USDA to Schools: Adopt Trans-Affirming Policies or Lose School Lunch Funding

Biden’s Agriculture Department has informed school districts that they may lose funding for school lunch programs unless they conform to the administration’s expansion of Title IX to include transgender students.

AP/Wong Maye-E
A seventh grader carries her school lunch plate in the Brooklyn borough of New York. AP/Wong Maye-E

The implementation of a Department of Agriculture rule forcing schools to apply civil rights law to transgender children or risk losing school lunch money could lead to the Supreme Court issuing a landmark opinion on transgender rights and Title IX. 

In 2022, the USDA issued a reinterpretation of Title IX of the Education Amendments of 1972 that, in its words, “Promotes Program Access and Combats Discrimination Against LGBTQI+ Community.” 

“USDA is committed to administering all its programs with equity and fairness and serving those in need with the highest dignity,” the Secretary of Agriculture, Tom Vilsack, said at the time. “A key step in advancing these principles is rooting out discrimination in any form — including discrimination based on sexual orientation and gender identity.”

The department said that all schools that receive federal money for school lunch programs must take a more proactive role to “investigate allegations of discrimination based on gender identity or sexual orientation” or risk losing that federal money. “Those organizations must also update their non-discrimination policies and signage to include prohibitions against discrimination based on gender identity and sexual orientation.”

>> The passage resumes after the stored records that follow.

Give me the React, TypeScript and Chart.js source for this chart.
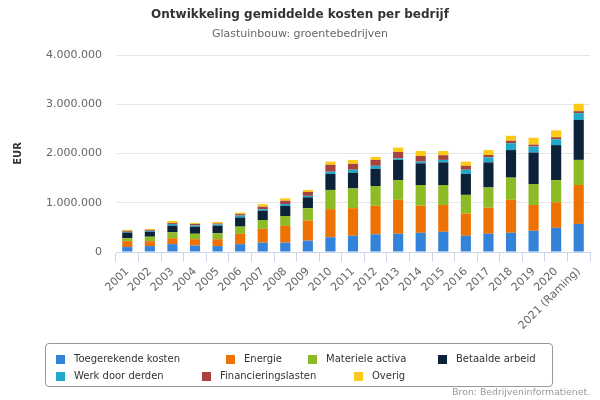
import React, { useEffect, useRef } from "react";
import { Chart, registerables } from "chart.js";

Chart.register(...registerables);

const FONT = "'DejaVu Sans', Verdana, sans-serif";

const categories = [
  "2001", "2002", "2003", "2004", "2005", "2006", "2007", "2008", "2009", "2010",
  "2011", "2012", "2013", "2014", "2015", "2016", "2017", "2018", "2019", "2020",
  "2021 (Raming)",
];

const toegerekendeKosten = [100000, 120000, 160000, 130000, 120000, 160000, 190000, 190000, 230000, 300000, 330000, 360000, 370000, 390000, 410000, 330000, 370000, 390000, 430000, 490000, 570000];
const energie = [120000, 100000, 120000, 130000, 140000, 210000, 280000, 340000, 410000, 570000, 560000, 580000, 690000, 550000, 545000, 450000, 530000, 670000, 525000, 520000, 790000];
const materieleActiva = [60000, 90000, 120000, 110000, 120000, 145000, 180000, 200000, 250000, 390000, 400000, 400000, 400000, 420000, 405000, 380000, 410000, 450000, 425000, 450000, 510000];
const betaaldeArbeid = [115000, 100000, 135000, 145000, 155000, 185000, 190000, 205000, 220000, 325000, 320000, 350000, 410000, 440000, 460000, 425000, 510000, 560000, 640000, 710000, 810000];
const werkDoorDerden = [15000, 20000, 35000, 25000, 25000, 40000, 30000, 40000, 30000, 45000, 60000, 60000, 30000, 35000, 50000, 85000, 100000, 140000, 120000, 120000, 140000];
const financieringslasten = [20000, 20000, 20000, 30000, 20000, 30000, 50000, 65000, 80000, 140000, 120000, 120000, 130000, 115000, 95000, 80000, 50000, 50000, 40000, 40000, 40000];
const overig = [20000, 20000, 40000, 20000, 30000, 30000, 50000, 50000, 40000, 65000, 80000, 60000, 90000, 100000, 85000, 85000, 100000, 100000, 140000, 140000, 150000];

const seriesNames = [
  "Toegerekende kosten",
  "Energie",
  "Materiele activa",
  "Betaalde arbeid",
  "Werk door derden",
  "Financieringslasten",
  "Overig",
];
const seriesValues = [
  toegerekendeKosten,
  energie,
  materieleActiva,
  betaaldeArbeid,
  werkDoorDerden,
  financieringslasten,
  overig,
];
const seriesColors = ["#3483db", "#ee7203", "#8cbb26", "#0c2239", "#20a8c8", "#a8423f", "#fcc917"];

const yTickValues = [0, 1000000, 2000000, 3000000, 4000000];

// legend item layout (page coordinates of each symbol)
const legendLayout = [
  { left: 56, top: 353 },
  { left: 226, top: 353 },
  { left: 308, top: 353 },
  { left: 438, top: 353 },
  { left: 56, top: 370 },
  { left: 202, top: 370 },
  { left: 354, top: 370 },
];

function formatNl(v: number): string {
  return String(Math.round(v)).replace(/\B(?=(\d{3})+(?!\d))/g, ".");
}

export default function App() {
  const canvasRef = useRef<HTMLCanvasElement | null>(null);

  useEffect(() => {
    document.body.style.margin = "0";
    const canvas = canvasRef.current;
    if (!canvas) return;
    const chart = new Chart(canvas, {
      type: "bar",
      data: {
        labels: categories,
        datasets: seriesNames.map((name, i) => ({
          label: name,
          data: seriesValues[i],
          backgroundColor: seriesColors[i],
          borderWidth: 0,
          barPercentage: 0.45,
          categoryPercentage: 1,
        })),
      },
      options: {
        responsive: false,
        animation: false,
        layout: { padding: { left: 10, right: 10, top: 0, bottom: 0 } },
        plugins: {
          legend: { display: false },
          tooltip: { enabled: false },
          title: {
            display: true,
            text: "Ontwikkeling gemiddelde kosten per bedrijf",
            color: "#333333",
            font: { family: FONT, size: 12, weight: "bold" },
            padding: { top: 8, bottom: 5 },
          },
          subtitle: {
            display: true,
            text: "Glastuinbouw: groentebedrijven",
            color: "#666666",
            font: { family: FONT, size: 11 },
            padding: { top: 0, bottom: 14.4 },
          },
        },
        scales: {
          x: {
            stacked: true,
            grid: { drawOnChartArea: false, drawTicks: true, tickLength: 10, color: "#ccd6eb" },
            border: { color: "#ccd6eb" },
            ticks: {
              color: "#666666",
              font: { family: FONT, size: 11 },
              minRotation: 45,
              maxRotation: 45,
              autoSkip: false,
              padding: 3,
            },
            afterFit: (s: any) => {
              s.height = 148;
            },
          },
          y: {
            stacked: true,
            min: 0,
            max: 4000000,
            afterBuildTicks: (s: any) => {
              s.ticks = yTickValues.map((v) => ({ value: v }));
            },
            ticks: {
              color: "#666666",
              font: { family: FONT, size: 11 },
              padding: 14,
              callback: (v: any) => formatNl(Number(v)),
            },
            grid: { color: "#e6e6e6", drawTicks: false },
            border: { display: false },
            title: {
              display: true,
              text: "EUR",
              color: "#333333",
              font: { family: FONT, size: 10, weight: "bold" },
              padding: { top: 2, bottom: 0 },
            },
            afterFit: (s: any) => {
              s.width = 106;
            },
          },
        },
      },
    });
    return () => chart.destroy();
  }, []);

  return (
    <div style={{ position: "fixed", left: 0, top: 0, width: 600, height: 400, background: "#fff", fontFamily: FONT }}>
      <canvas ref={canvasRef} width={600} height={400} style={{ position: "absolute", left: 0, top: 0, width: 600, height: 400 }} />
      <div
        style={{
          position: "absolute",
          left: 45,
          top: 343,
          width: 508,
          height: 44,
          border: "1px solid #999999",
          borderRadius: 4,
          boxSizing: "border-box",
        }}
      />
      {seriesNames.map((name, i) => (
        <div
          key={name}
          style={{
            position: "absolute",
            left: legendLayout[i].left,
            top: legendLayout[i].top,
            height: 12,
            display: "flex",
            alignItems: "center",
            whiteSpace: "nowrap",
            fontSize: 10,
            color: "#333333",
            lineHeight: "12px",
          }}
        >
          <span style={{ display: "inline-block", width: 9, height: 9, background: seriesColors[i], marginRight: 9 }} />
          <span>{name}</span>
        </div>
      ))}
      <div
        style={{
          position: "absolute",
          right: 10,
          top: 386,
          fontSize: 9.3,
          color: "#999999",
          whiteSpace: "nowrap",
          lineHeight: "12px",
        }}
      >
        Bron: Bedrijveninformatienet.
      </div>
    </div>
  );
}
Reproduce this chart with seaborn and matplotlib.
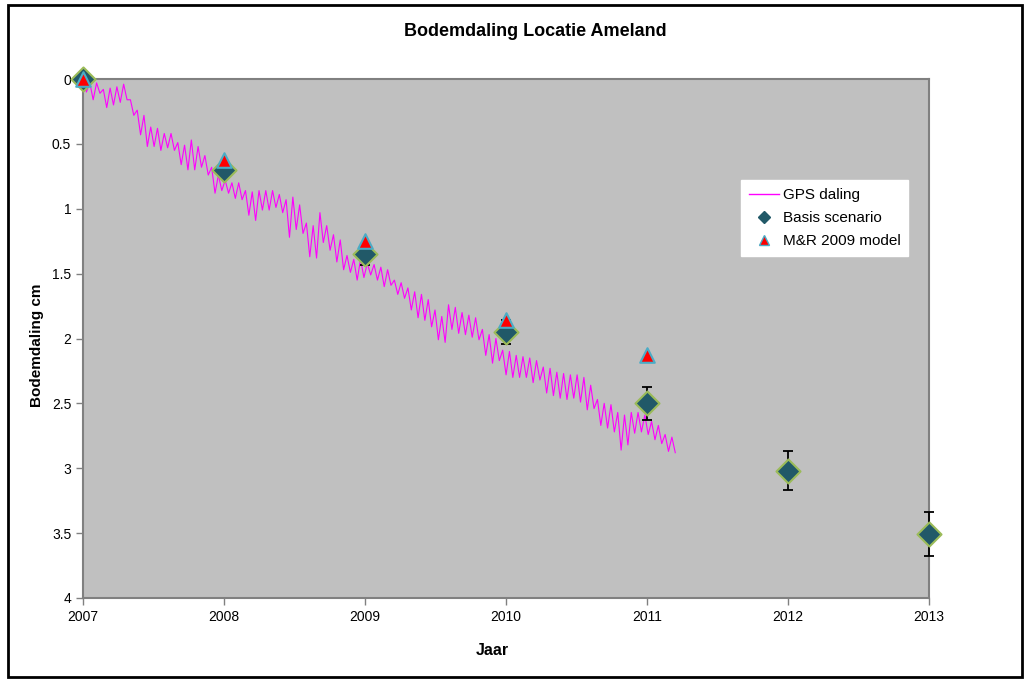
import numpy as np
import pandas as pd
import matplotlib
matplotlib.use("Agg")
import matplotlib.pyplot as plt
from matplotlib.lines import Line2D
from matplotlib.patches import Rectangle
import seaborn as sns

plt.rcParams['font.family'] = ['Liberation Sans', 'DejaVu Sans']

# scenario years and values (cm)
years = [2007, 2008, 2009, 2010, 2011, 2012, 2013]
basis_cm = [0.0, 0.70, 1.35, 1.95, 2.50, 3.02, 3.51]
basis_err = [0.0, 0.05, 0.08, 0.09, 0.13, 0.15, 0.17]
mr_years = [2007, 2008, 2009, 2010, 2011]
mr_cm = [0.0, 0.625, 1.25, 1.86, 2.13]

# GPS daling (upper/lower edge alternating), 2007.0 - 2011.2
gps_cm = [0.00, 0.10, 0.03, 0.16, 0.03, 0.11, 0.08, 0.22, 0.07, 0.20,
          0.06, 0.18, 0.04, 0.16, 0.16, 0.28, 0.24, 0.43, 0.28, 0.52,
          0.37, 0.52, 0.38, 0.55, 0.42, 0.53, 0.42, 0.55, 0.49, 0.66,
          0.51, 0.70, 0.47, 0.70, 0.52, 0.68, 0.59, 0.74, 0.68, 0.88,
          0.74, 0.86, 0.78, 0.88, 0.80, 0.92, 0.80, 0.93, 0.86, 1.05,
          0.87, 1.09, 0.86, 1.01, 0.86, 1.01, 0.86, 0.99, 0.89, 1.03,
          0.93, 1.22, 0.91, 1.16, 0.97, 1.19, 1.11, 1.37, 1.13, 1.38,
          1.03, 1.26, 1.13, 1.32, 1.20, 1.41, 1.24, 1.47, 1.36, 1.49,
          1.39, 1.55, 1.39, 1.53, 1.42, 1.51, 1.43, 1.55, 1.45, 1.60,
          1.47, 1.59, 1.55, 1.66, 1.57, 1.69, 1.61, 1.78, 1.64, 1.84,
          1.66, 1.86, 1.70, 1.91, 1.78, 2.01, 1.83, 2.03, 1.74, 1.93,
          1.76, 1.96, 1.80, 1.97, 1.82, 1.99, 1.84, 2.01, 1.93, 2.13,
          1.97, 2.19, 2.00, 2.17, 2.09, 2.28, 2.10, 2.30, 2.13, 2.30,
          2.14, 2.30, 2.15, 2.34, 2.17, 2.32, 2.22, 2.42, 2.23, 2.44,
          2.26, 2.46, 2.27, 2.47, 2.28, 2.46, 2.28, 2.49, 2.30, 2.55,
          2.36, 2.54, 2.47, 2.67, 2.50, 2.69, 2.51, 2.72, 2.57, 2.86,
          2.59, 2.82, 2.57, 2.73, 2.57, 2.72, 2.59, 2.74, 2.64, 2.78,
          2.67, 2.81, 2.74, 2.87, 2.76, 2.88]
gps_start, gps_end = 2007.0, 2011.2
gps_years = np.linspace(gps_start, gps_end, len(gps_cm))

gps = pd.DataFrame({"Jaar": gps_years, "cm": gps_cm})
basis = pd.DataFrame({"Jaar": years, "cm": basis_cm, "err": basis_err})
mr = pd.DataFrame({"Jaar": mr_years, "cm": mr_cm})

fig = plt.figure(figsize=(10.29, 6.8), dpi=100)
ax = fig.add_axes([0.0807, 0.1206, 0.8222, 0.7632])
ax.set_facecolor("#C0C0C0")

sns.lineplot(x="Jaar", y="cm", data=gps, color="#FF00FF", linewidth=0.8, ax=ax, zorder=2,
             sort=False)
ax.errorbar(basis["Jaar"], basis["cm"], yerr=basis["err"], fmt="none", ecolor="black",
            elinewidth=1.3, capsize=3.5, capthick=1.3, zorder=3, clip_on=False)
sns.scatterplot(x="Jaar", y="cm", data=basis, marker="D", s=150, color="#215968",
                edgecolor="#9BBB59", linewidth=1.5, ax=ax, zorder=4, clip_on=False)
sns.scatterplot(x="Jaar", y="cm", data=mr, marker="^", s=110, color="#FF0000",
                edgecolor="#4BACC6", linewidth=1.5, ax=ax, zorder=5, clip_on=False)

ax.set_xlim(2007, 2013)
ax.set_ylim(4, 0)
ax.set_xticks(years)
ax.set_yticks(np.arange(0, 4.01, 0.5))
ax.yaxis.set_major_formatter(matplotlib.ticker.FormatStrFormatter('%g'))
ax.tick_params(axis='both', labelsize=10, length=5, width=1, color="#808080", direction='out')
ax.tick_params(axis='x', pad=4)
for s in ax.spines.values():
    s.set_color("#808080")
    s.set_linewidth(1.5)
ax.set_xlabel("")
ax.set_ylabel("")

fig.text(0.52, 0.953, "Bodemdaling Locatie Ameland", ha="center", va="center",
         fontsize=13, fontweight="bold")
fig.text(0.036, 0.493, "Bodemdaling cm", ha="center", va="center", rotation=90,
         fontsize=11, fontweight="bold")
fig.text(0.478, 0.044, "Jaar", ha="center", va="center", fontsize=11.5, fontweight="bold")

handles = [Line2D([], [], color="#FF00FF", linewidth=1),
           Line2D([], [], linestyle="none", marker="D", markersize=6, color="#215968",
                  markeredgecolor="#215968"),
           Line2D([], [], linestyle="none", marker="^", markersize=7, color="#FF0000",
                  markeredgecolor="#4BACC6")]
leg = ax.legend(handles, ["GPS daling", "Basis scenario", "M&R 2009 model"],
                loc="upper left", bbox_to_anchor=(0.778, 0.805), borderaxespad=0,
                fontsize=11, frameon=True, fancybox=False, framealpha=1, edgecolor="white",
                handlelength=2.0, handletextpad=0.2, borderpad=0.5, labelspacing=0.6)

fig.add_artist(Rectangle((8 / 1029, 3 / 680), 1014 / 1029, 672 / 680, transform=fig.transFigure,
                         fill=False, edgecolor="black", linewidth=2))

fig.savefig("out.png", dpi=100)
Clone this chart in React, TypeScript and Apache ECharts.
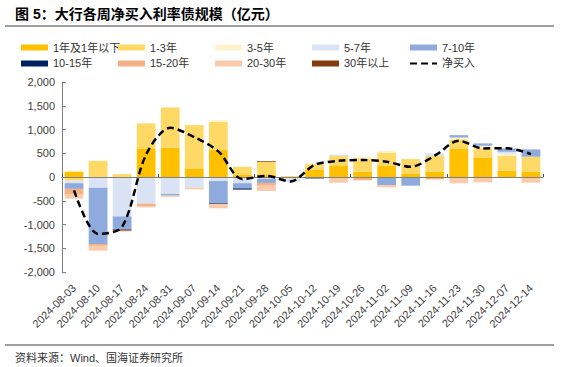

Almost immediately, lawsuits were filed to stop such a reinterpretation of Title IX. Tennessee led 21 other states in an effort to end the policy. “This case is, yet again, about a federal agency trying to change law, which is Congress’s exclusive prerogative,” said the Tennessee attorney general, Herbert Slatery. “The USDA simply does not have that authority. We have successfully challenged the Biden Administration’s other attempts to rewrite law and we will challenge this as well.”

A Trump-appointed federal district court judge in Tennessee later put the USDA policy on hold, saying it would cause “harm” to those states and their students if conservative schools did not expand Title IX protections — originally intended to protect women — to transgender people. 

The Biden administration appealed the ruling to the Sixth United States Appeals Circuit, where it argued that the policy itself is not even enforceable and, therefore, should be allowed to remain in place. One of the three appellate judges on the panel, Judge Joan Larsen, said she was “puzzled about why the administration would put out some documents that you are now claiming don’t mean anything.”

The circuit court has yet to issue its decision, but it is likely that the loser at the appellate level will bring the case to the Supreme Court, where the justices would be asked to determine if Title IX does, in fact, protect transgender people from discrimination. 

A lawyer for the Heritage Foundation who focuses on Title IX, Sarah Perry, tells the Sun that this reinterpretation by the Biden administration will likely land before the Supreme Court in the coming years, possibly even this term.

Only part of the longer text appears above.